Governor Scott Walker is fighting back on allegations he was involved in an illegal fundraising scheme.
Walker answered questions on "Fox and Friends" early Friday morning. He called the "John Doe" investigation of his campaign and conservative groups "resolved" following rulings in federal and state courts, saying the documents were old news.
"They're going to come at it with just about everything out there and the media, at least many of the media, are willing accomplices to this," said Walker. "But the facts of the case are pretty clear.
Two judges did order the investigation halted, but the case is not finished. The 7th Circuit Court of Appeals is still considering whether the investigation into fundraising and spending should continue.
Walker claims the allegations are overblown.
"What you see is the left and others out there trying to stir things up," said Walker.
It's not being done by Walker's opponent, Democratic candidate Mary Burke. She said on a TV show recorded Friday in Milwaukee that she was "disappointed" in the allegations, but they wouldn't be a focus of her campaign.
"But certainly this investigation should run its course - the people of Wisconsin are owed that - but in my campaign I’m going to be focusing on making sure they get to know me and the type of governor that I’ll be," said Burke in an interview with Mike Gousha, in a transcript released by her campaign Friday. She has instead been focused on recent jobs figures showing the state ranked 37th in the nation in job creation.
Marquette Law Professor Charles Franklin says the strategy may make sense.
"We don't know if the John Doe issue will still be a hot issue come November," said Franklin. "I think we're very confident that jobs will remain a core part of the campaign."
Meanwhile other liberal groups, including One Wisconsin Now, are trying to draw attention to the allegations.

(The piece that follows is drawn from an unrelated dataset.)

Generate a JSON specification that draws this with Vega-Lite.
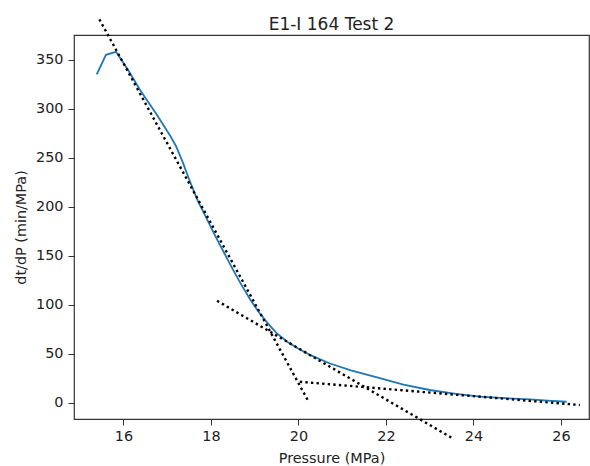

"I don't think that you're in a good place when you have to defend and say this investigation that says I was involved in criminal acts is over because I think people don't buy that," said Scot Ross, Executive Director of OWN.
Walker fired back with his own attack Friday, starting a statewide media buy aimed at connecting Mary Burke to the Doyle Administration
Franklin says his Marquette Law Poll asked seven times in 2012 on the last John Doe investigation and the issue didn't really move voters one way or the other as it developed. He'll be asking about this in his next poll due out in late July.